The Doctor Who Game Maker Is A Bit Rubbish But Vital

The essential problem with modern Doctor Who – other than its broad abandonment of science fiction in favour of magic did it – is that it’s a show which earns an enormous amount from kids’ merchandise but whose most fervent audience is adult. This creates impossible expectations: to be light and fluffy and full of funny monsters, but to be complex and dark and with long, involved plot arcs filled with secrets and lore. The BBC’s laudable Doctor Who Game Maker project is entirely stranded in that vast no man’s land between ‘y’know, for kids’ and adult expectation. Create your own Doctor Who game – here are easy tools and a ton of official artwork to use as you like, then share it with the world. Anything your imagination can conceive, etc, etc.

The reality: hope you like crude platformers! But I think this is an extremely worthwhile project nonethless.

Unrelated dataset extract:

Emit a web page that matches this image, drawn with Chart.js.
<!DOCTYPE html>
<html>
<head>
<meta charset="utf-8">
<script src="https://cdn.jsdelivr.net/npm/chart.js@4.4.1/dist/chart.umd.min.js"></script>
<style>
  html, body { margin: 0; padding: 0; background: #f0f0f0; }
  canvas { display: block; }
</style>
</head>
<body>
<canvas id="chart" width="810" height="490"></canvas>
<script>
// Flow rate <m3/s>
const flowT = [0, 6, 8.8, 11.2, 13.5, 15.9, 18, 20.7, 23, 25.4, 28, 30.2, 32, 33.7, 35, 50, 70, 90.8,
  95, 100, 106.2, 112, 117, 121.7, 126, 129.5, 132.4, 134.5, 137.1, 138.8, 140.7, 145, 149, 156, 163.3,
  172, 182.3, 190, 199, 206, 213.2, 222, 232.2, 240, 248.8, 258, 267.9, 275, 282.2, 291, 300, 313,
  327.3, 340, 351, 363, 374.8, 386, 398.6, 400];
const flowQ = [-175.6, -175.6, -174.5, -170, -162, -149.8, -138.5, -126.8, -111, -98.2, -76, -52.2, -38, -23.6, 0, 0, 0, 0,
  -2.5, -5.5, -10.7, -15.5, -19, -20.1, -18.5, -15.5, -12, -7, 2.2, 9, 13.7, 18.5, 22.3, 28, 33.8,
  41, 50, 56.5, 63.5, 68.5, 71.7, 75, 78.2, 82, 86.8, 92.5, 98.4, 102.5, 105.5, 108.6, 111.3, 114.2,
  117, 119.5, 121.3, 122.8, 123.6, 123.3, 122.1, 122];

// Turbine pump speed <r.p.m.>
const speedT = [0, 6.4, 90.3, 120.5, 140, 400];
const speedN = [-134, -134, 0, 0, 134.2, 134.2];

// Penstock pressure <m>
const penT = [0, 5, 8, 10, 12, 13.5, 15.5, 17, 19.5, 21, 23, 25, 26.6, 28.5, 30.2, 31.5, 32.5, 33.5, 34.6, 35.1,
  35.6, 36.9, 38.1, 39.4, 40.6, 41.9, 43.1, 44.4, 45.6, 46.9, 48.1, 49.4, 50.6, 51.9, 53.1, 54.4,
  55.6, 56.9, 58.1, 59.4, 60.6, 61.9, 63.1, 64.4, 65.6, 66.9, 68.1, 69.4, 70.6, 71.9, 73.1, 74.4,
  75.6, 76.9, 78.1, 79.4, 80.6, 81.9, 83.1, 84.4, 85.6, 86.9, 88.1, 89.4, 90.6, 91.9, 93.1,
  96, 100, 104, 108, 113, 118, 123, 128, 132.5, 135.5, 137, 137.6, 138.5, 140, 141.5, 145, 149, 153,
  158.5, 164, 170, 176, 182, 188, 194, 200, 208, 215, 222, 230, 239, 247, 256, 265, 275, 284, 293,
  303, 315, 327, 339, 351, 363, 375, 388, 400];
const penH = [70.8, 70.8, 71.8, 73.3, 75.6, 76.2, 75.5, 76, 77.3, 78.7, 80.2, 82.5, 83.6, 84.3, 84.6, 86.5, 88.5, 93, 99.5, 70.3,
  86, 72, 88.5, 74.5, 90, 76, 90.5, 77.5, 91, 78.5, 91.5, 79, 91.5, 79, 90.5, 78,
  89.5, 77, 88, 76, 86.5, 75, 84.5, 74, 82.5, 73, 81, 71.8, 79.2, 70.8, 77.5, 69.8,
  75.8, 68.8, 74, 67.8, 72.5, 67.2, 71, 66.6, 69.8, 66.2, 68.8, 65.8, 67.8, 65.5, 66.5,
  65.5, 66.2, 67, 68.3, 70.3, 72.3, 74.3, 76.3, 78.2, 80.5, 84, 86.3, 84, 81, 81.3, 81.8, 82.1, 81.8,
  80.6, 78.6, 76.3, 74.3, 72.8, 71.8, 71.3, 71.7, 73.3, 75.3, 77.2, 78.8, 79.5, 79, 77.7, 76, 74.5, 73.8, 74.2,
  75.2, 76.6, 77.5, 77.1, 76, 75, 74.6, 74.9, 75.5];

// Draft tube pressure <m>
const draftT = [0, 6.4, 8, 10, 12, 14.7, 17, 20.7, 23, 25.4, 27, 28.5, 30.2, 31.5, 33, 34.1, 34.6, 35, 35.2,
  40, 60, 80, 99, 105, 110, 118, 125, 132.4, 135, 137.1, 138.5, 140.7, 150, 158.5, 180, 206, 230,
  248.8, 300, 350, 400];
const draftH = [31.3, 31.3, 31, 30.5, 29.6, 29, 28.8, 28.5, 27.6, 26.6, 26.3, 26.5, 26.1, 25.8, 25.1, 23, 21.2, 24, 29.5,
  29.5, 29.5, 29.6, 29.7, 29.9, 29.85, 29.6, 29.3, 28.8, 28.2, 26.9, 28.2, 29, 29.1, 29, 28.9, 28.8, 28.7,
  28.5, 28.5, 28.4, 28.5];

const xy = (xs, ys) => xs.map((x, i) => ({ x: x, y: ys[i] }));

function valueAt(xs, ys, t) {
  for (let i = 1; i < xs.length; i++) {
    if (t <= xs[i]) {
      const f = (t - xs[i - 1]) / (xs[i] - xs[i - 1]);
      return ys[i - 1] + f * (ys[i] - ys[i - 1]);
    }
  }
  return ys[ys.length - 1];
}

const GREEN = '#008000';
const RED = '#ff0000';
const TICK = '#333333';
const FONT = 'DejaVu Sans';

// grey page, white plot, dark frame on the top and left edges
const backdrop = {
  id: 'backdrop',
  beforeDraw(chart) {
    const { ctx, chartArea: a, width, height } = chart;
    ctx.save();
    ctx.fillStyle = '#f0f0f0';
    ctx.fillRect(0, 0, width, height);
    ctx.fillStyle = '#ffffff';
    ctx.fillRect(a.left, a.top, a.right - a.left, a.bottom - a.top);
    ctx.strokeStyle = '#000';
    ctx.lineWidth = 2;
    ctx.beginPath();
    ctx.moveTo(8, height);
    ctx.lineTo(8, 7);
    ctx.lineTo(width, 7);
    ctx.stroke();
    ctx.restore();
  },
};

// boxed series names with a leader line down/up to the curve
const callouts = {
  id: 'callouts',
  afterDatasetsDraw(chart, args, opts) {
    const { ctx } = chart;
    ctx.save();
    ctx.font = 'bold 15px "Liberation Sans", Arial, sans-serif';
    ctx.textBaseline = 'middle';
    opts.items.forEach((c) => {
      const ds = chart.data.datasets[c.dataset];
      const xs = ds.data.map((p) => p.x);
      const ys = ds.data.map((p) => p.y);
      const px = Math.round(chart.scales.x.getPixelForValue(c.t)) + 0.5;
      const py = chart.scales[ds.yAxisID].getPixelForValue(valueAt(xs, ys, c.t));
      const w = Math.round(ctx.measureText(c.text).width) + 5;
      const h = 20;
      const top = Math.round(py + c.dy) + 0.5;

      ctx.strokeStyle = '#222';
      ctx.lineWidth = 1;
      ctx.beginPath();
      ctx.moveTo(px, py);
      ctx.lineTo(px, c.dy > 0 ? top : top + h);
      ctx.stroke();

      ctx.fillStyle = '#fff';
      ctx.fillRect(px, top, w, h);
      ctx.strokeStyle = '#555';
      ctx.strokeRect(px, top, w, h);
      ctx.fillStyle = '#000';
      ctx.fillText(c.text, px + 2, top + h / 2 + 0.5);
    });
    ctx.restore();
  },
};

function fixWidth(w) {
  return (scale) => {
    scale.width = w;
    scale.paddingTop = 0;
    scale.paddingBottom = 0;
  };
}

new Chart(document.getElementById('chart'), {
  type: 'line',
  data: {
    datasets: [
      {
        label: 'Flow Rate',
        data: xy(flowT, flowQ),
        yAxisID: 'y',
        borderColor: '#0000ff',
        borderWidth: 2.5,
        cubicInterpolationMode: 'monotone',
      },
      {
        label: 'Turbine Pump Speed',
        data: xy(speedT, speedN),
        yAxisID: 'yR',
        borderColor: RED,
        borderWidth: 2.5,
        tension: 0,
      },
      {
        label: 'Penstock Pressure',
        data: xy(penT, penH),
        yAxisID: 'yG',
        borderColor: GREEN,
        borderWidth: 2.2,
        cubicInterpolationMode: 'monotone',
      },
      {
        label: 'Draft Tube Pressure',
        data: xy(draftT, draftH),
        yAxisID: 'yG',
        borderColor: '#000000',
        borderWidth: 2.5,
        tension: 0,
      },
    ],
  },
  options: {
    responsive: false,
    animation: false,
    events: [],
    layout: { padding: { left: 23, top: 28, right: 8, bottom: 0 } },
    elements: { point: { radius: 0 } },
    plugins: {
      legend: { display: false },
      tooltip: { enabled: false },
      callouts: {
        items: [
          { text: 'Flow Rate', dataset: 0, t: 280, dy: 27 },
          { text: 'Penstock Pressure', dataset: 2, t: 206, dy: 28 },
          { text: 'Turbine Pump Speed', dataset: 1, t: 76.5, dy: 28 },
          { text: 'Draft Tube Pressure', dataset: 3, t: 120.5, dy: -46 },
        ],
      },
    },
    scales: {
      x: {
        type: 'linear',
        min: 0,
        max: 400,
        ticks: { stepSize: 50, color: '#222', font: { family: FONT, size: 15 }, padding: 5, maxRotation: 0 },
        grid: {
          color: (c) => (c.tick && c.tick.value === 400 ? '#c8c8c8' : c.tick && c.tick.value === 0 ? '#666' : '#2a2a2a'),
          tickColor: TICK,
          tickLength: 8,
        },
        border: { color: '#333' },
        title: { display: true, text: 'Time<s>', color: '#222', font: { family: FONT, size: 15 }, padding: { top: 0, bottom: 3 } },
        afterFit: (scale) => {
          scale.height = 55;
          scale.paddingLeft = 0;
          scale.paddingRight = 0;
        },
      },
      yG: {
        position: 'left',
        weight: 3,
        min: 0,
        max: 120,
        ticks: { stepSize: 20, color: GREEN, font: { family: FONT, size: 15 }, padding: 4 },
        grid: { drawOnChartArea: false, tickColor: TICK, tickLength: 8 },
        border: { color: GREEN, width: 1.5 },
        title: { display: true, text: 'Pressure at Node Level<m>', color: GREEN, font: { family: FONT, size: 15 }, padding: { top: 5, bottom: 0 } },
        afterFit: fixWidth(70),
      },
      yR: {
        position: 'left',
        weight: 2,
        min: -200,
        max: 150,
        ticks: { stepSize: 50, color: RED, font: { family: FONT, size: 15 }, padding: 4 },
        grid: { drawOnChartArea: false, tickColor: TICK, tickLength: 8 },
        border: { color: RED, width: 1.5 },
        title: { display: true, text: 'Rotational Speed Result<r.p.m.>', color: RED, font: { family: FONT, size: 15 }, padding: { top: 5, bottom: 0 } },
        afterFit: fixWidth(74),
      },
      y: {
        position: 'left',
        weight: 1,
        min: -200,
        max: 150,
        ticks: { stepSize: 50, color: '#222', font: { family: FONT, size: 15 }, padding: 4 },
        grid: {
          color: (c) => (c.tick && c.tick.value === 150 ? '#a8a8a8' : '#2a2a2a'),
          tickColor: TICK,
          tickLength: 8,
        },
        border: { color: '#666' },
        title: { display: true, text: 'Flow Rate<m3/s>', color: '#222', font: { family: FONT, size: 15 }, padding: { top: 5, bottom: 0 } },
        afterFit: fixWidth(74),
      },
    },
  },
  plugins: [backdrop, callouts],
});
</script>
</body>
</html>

The tool is limited, and so too are the results. It was perhaps unfair of me to expect much from a free, browser-based application that is essentially a promotional tool, although it is part of the BBC’s Make It Digital campaign, which is designed to help young people understand the rudiments of programming and design. In these job-poor times, giving kids a leg up into an increasingly digital future is only a good thing.

I’d hoped that the tool would offer scope to write your own text and perhaps basic physics puzzles, but it’s pretty much restricted to dragging and dropping platforms, enemies and collectibles then jumping and blasting your way through very short levels. As such, there’s very little variety in the games released so far, although it’s not impossible that, in the longer term, people will create more ambitious games.

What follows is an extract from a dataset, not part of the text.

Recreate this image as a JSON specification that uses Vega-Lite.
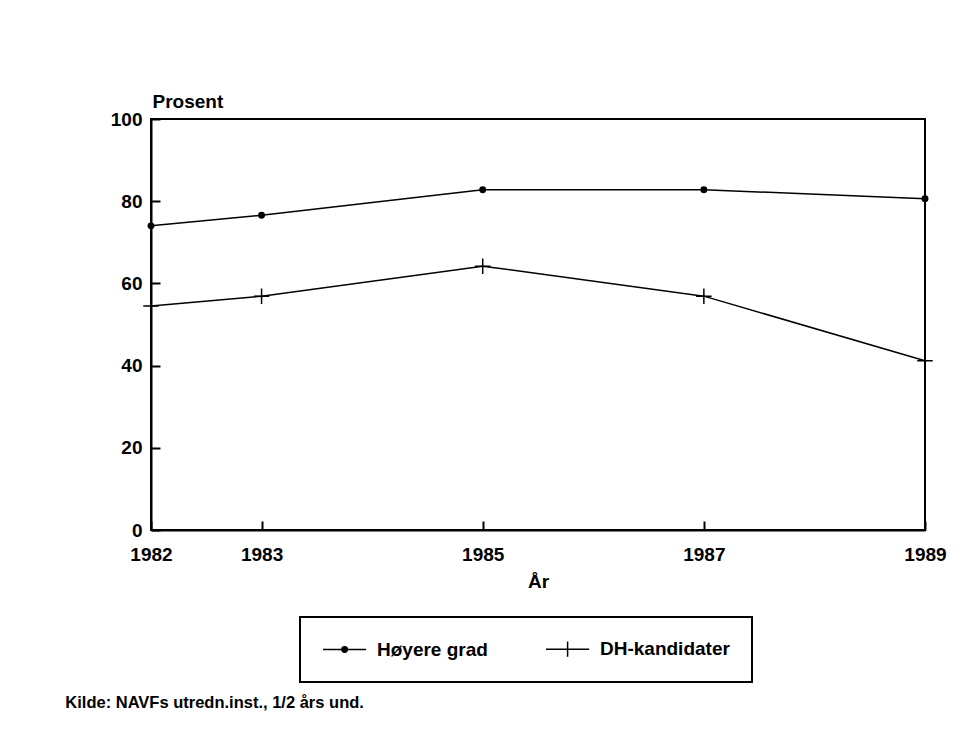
{
  "$schema": "https://vega.github.io/schema/vega-lite/v6.json",
  "width": 774,
  "height": 411,
  "autosize": {"type": "none"},
  "padding": {"left": 151, "top": 119, "right": 55, "bottom": 199},
  "background": "white",
  "title": {
    "text": "Kilde: NAVFs utredn.inst., 1/2 års und.",
    "orient": "bottom",
    "anchor": "start",
    "frame": "bounds",
    "fontSize": 16.5,
    "fontWeight": "bold",
    "font": "Liberation Sans",
    "color": "black",
    "offset": 12,
    "dx": -45
  },
  "config": {
    "font": "Liberation Sans",
    "view": {"stroke": "black", "strokeWidth": 2},
    "axis": {
      "domainColor": "black",
      "domainWidth": 2,
      "tickColor": "black",
      "tickWidth": 2,
      "labelColor": "black",
      "titleColor": "black",
      "labelFont": "Liberation Sans",
      "titleFont": "Liberation Sans",
      "labelFontSize": 19,
      "labelFontWeight": "bold",
      "titleFontSize": 19,
      "titleFontWeight": "bold",
      "grid": false
    },
    "legend": {"labelFont": "Liberation Sans"}
  },
  "data": {
    "values": [
      {"year": 1982, "pct": 74.0, "serie": "Høyere grad"},
      {"year": 1983, "pct": 76.6, "serie": "Høyere grad"},
      {"year": 1985, "pct": 82.8, "serie": "Høyere grad"},
      {"year": 1987, "pct": 82.8, "serie": "Høyere grad"},
      {"year": 1989, "pct": 80.6, "serie": "Høyere grad"},
      {"year": 1982, "pct": 54.5, "serie": "DH-kandidater"},
      {"year": 1983, "pct": 56.9, "serie": "DH-kandidater"},
      {"year": 1985, "pct": 64.2, "serie": "DH-kandidater"},
      {"year": 1987, "pct": 56.9, "serie": "DH-kandidater"},
      {"year": 1989, "pct": 41.2, "serie": "DH-kandidater"}
    ]
  },
  "encoding": {
    "x": {
      "field": "year",
      "type": "quantitative",
      "scale": {"domain": [1982, 1989], "nice": false, "zero": false},
      "axis": {
        "values": [1982, 1983, 1985, 1987, 1989],
        "format": "d",
        "tickSize": 9,
        "labelPadding": 6,
        "labelFlush": false,
        "title": "År",
        "titlePadding": 8,
        "encoding": {"ticks": {"y2": {"value": -9}}}
      }
    },
    "y": {
      "field": "pct",
      "type": "quantitative",
      "scale": {"domain": [0, 100], "nice": false},
      "axis": {
        "values": [0, 20, 40, 60, 80, 100],
        "tickSize": 9,
        "labelPadding": 0,
        "title": "Prosent",
        "titleAngle": 0,
        "titleAlign": "left",
        "titleBaseline": "alphabetic",
        "titleX": 1,
        "titleY": -12,
        "encoding": {"ticks": {"x2": {"value": 9}}}
      }
    }
  },
  "layer": [
    {
      "mark": {"type": "line", "color": "black", "strokeWidth": 1.5},
      "encoding": {"detail": {"field": "serie", "type": "nominal"}}
    },
    {
      "mark": {"type": "point", "filled": true, "fill": "black", "stroke": "black", "strokeWidth": 1.5, "opacity": 1, "size": 240},
      "encoding": {
        "shape": {
          "field": "serie",
          "type": "nominal",
          "scale": {
            "domain": ["Høyere grad", "DH-kandidater"],
            "range": ["M0.35,0A0.35,0.35,0,1,1,-0.35,0A0.35,0.35,0,1,1,0.35,0Z", "M-1,0H1M0,-1V1"]
          },
          "legend": null
        }
      }
    },
    {
      "mark": {"type": "point", "filled": true, "fill": "black", "stroke": "black", "strokeWidth": 1.5, "opacity": 0, "size": 324},
      "encoding": {
        "shape": {
          "field": "serie",
          "type": "nominal",
          "scale": {
            "domain": ["Høyere grad", "DH-kandidater"],
            "range": ["M-1,0H3.8M1.7,0A0.3,0.3,0,1,1,1.1,0A0.3,0.3,0,1,1,1.7,0Z", "M-1,0H3.8M1.4,-0.85V0.85"]
          },
          "legend": {
            "title": null,
            "orient": "none",
            "legendX": 149,
            "legendY": 498,
            "direction": "horizontal",
            "padding": 22,
            "strokeColor": "black",
            "symbolSize": 324,
            "symbolOpacity": 1,
            "labelFontSize": 19,
            "labelFontWeight": "bold",
            "labelColor": "black",
            "labelOffset": 35,
            "columnPadding": 55,
            "symbolStrokeWidth": 1.5,
            "symbolFillColor": "black",
            "symbolStrokeColor": "black",
            "encoding": {
              "legend": {"strokeWidth": {"value": 2}},
              "symbols": {
                "fill": {"value": "black"},
                "stroke": {"value": "black"},
                "strokeWidth": {"value": 1.5},
                "opacity": {"value": 1}
              }
            }
          }
        }
      }
    }
  ],
  "resolve": {"scale": {"shape": "independent"}, "legend": {"shape": "independent"}}
}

There are already two recurring variations kicking around – Asteroids clones and a sort of top-down maze game. Real ingenuity, in terms of seeing through the application’s limitations and turning them to new purpose, does occasionally creep in – such as the guy who’s built a labyrinthine series of corridors out of stitched-together platforms, through which you steer a spaceship while giant lasers chase you, or building platforms out of hovering Dalek saucers. The vast majority are maddening platformers with far too many insta-death jumps and enemies, but that is perhaps to be expected.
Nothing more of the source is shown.